Logical Separation: Consider if sensitive data needs to be in a separate table to limit access permissions (Row Level Security).
Audit Trails: Does the model support tracking changes? Include fields like created_by, modified_by, and version to track data lineage.

The ERD Audit Checklist 📋

To streamline the review process, use this checklist. It covers the structural, logical, and physical aspects of the model.

Item	Check	Priority
All Tables Have PKs	Verify every table has a unique primary key defined.	High
Consistent Naming	Check for snake_case and singular nouns.	Medium
Relationships Defined	Ensure all foreign keys are explicitly defined in the diagram.	High
Normalization	Verify 3NF compliance or document exceptions.	High
Data Types	Ensure specific types are used instead of generic ones.	Medium
Constraints	Check for NOT NULL, UNIQUE, and CHECK constraints.	High
Documentation	Are tables and columns described with comments?	Low
Performance	Are FKs indexed? Are large text fields separated?	Medium

Handling Evolution and Version Control 🔄

Database models are not static. They evolve as business requirements change. The audit should also assess how the model handles change.

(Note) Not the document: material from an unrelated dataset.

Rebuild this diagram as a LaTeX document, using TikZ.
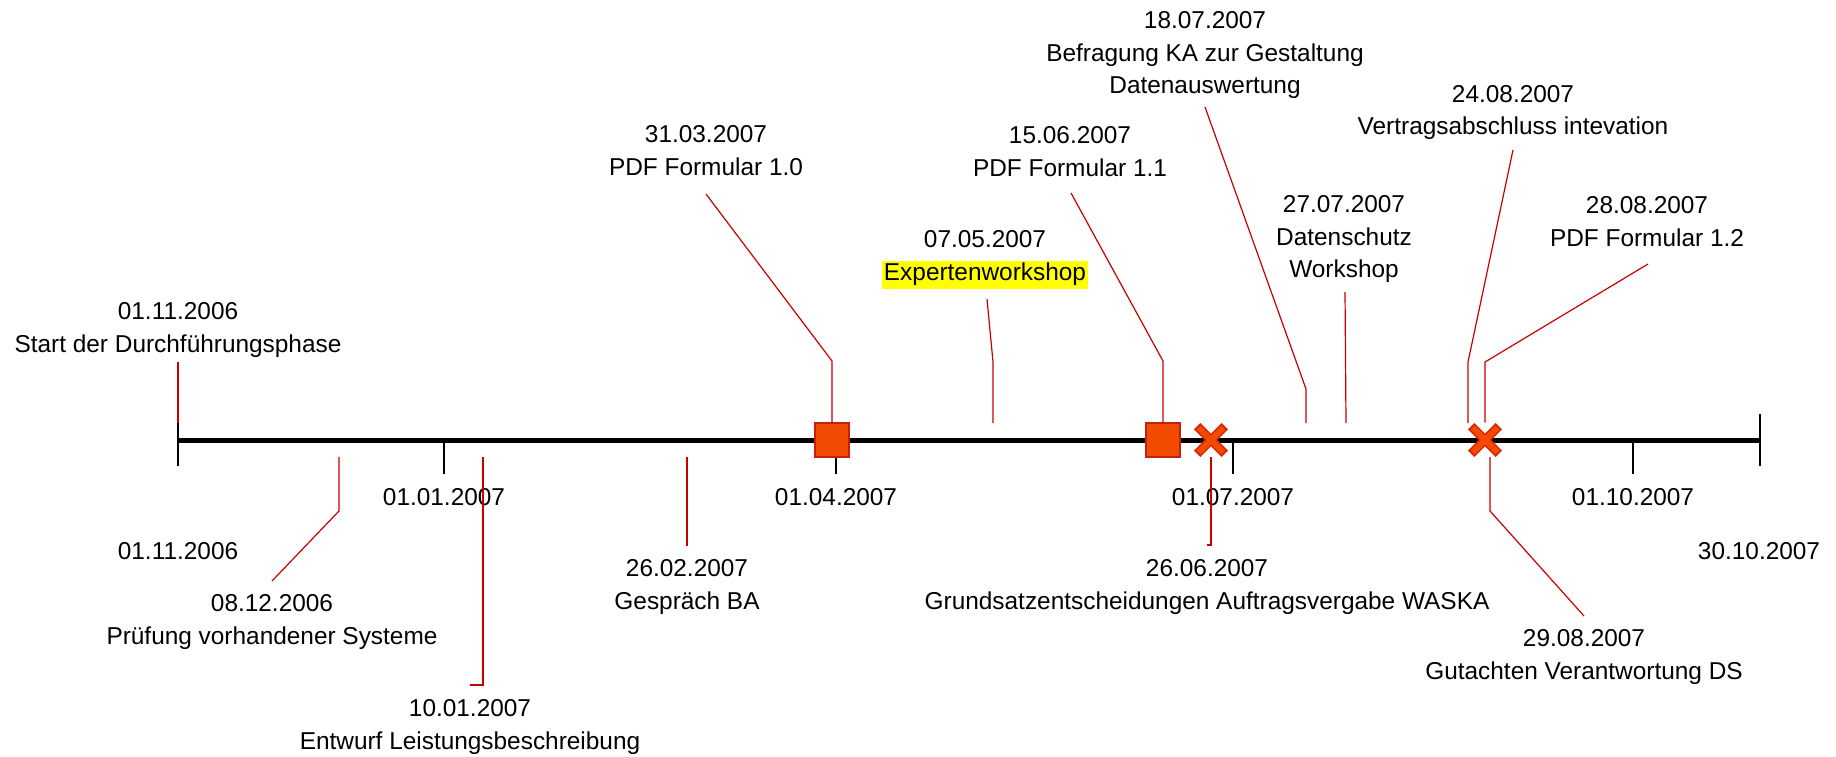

Migration Paths: If you change a data type or rename a column, can the system migrate without downtime? The model should support additive changes.
Versioning: The ERD itself should be versioned. Changes to the schema should be tracked alongside application code.
Backward Compatibility: When adding new attributes, ensure existing reports or applications do not break. Avoid removing columns without a deprecation period.

Conclusion and Impact Summary 📊

An ERD review is a critical step in the data lifecycle. It prevents technical debt before it accumulates. By rigorously checking entities, keys, relationships, and constraints, you ensure the database remains a reliable asset rather than a liability. The effort invested in auditing the model pays dividends in query performance, data accuracy, and developer productivity. Treat the diagram as the source of truth, and validate it against the reality of your business operations.